_Stored entries:_
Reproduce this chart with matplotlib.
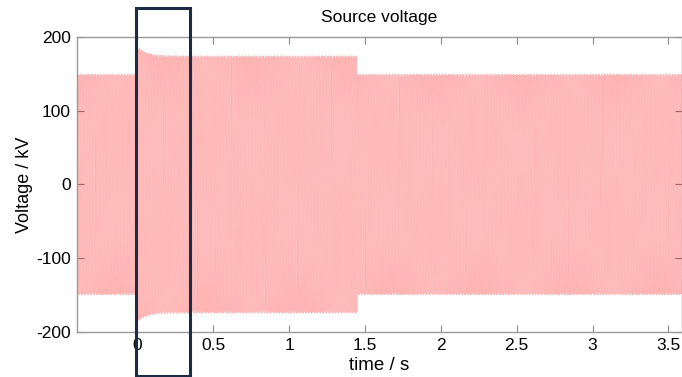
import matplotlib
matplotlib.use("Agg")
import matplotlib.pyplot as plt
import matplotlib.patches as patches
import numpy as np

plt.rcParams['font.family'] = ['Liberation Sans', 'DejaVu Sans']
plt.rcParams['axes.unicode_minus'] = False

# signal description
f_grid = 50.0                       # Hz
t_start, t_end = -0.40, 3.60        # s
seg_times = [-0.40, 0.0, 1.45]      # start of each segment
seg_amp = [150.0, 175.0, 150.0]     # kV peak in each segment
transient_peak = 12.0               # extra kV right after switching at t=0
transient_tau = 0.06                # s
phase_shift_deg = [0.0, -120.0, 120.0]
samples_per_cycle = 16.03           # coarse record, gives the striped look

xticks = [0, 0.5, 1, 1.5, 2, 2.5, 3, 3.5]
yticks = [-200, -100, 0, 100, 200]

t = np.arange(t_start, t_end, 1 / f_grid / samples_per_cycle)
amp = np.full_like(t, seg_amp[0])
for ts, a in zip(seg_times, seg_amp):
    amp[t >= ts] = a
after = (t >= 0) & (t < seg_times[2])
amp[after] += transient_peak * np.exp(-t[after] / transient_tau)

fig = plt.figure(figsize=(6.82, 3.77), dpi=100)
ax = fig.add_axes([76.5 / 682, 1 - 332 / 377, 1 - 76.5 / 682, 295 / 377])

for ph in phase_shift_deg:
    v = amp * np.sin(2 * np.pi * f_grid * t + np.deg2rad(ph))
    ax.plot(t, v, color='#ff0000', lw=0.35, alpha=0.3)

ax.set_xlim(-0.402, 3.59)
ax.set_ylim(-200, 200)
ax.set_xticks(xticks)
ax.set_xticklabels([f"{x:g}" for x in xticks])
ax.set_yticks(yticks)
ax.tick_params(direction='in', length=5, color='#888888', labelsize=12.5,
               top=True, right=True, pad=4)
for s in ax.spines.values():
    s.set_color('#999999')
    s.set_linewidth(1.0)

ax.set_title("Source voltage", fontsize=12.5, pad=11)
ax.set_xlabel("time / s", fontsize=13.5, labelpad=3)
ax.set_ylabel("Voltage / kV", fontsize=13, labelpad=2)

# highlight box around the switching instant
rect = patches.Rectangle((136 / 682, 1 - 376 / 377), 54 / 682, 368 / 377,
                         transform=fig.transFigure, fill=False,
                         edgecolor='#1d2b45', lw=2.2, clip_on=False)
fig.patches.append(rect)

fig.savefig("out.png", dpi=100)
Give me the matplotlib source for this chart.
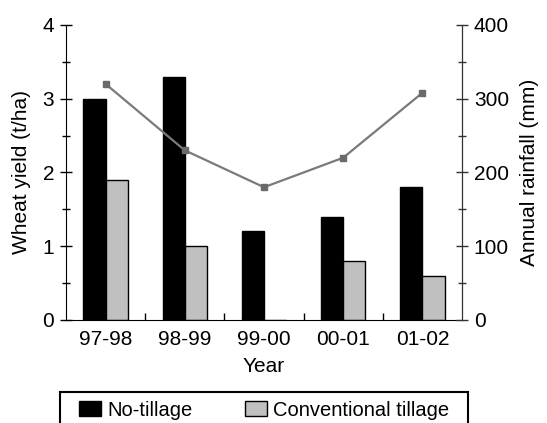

_TASK STATEMENT:_
Begin at the top of the material above and output each line exactly, stopping after the line that holds "import numpy as np". Leave out pictures.

_THE REPLY:_
Reproduce this chart with matplotlib.
import matplotlib
matplotlib.use("Agg")
import matplotlib.pyplot as plt
import matplotlib.patches as patches
import numpy as np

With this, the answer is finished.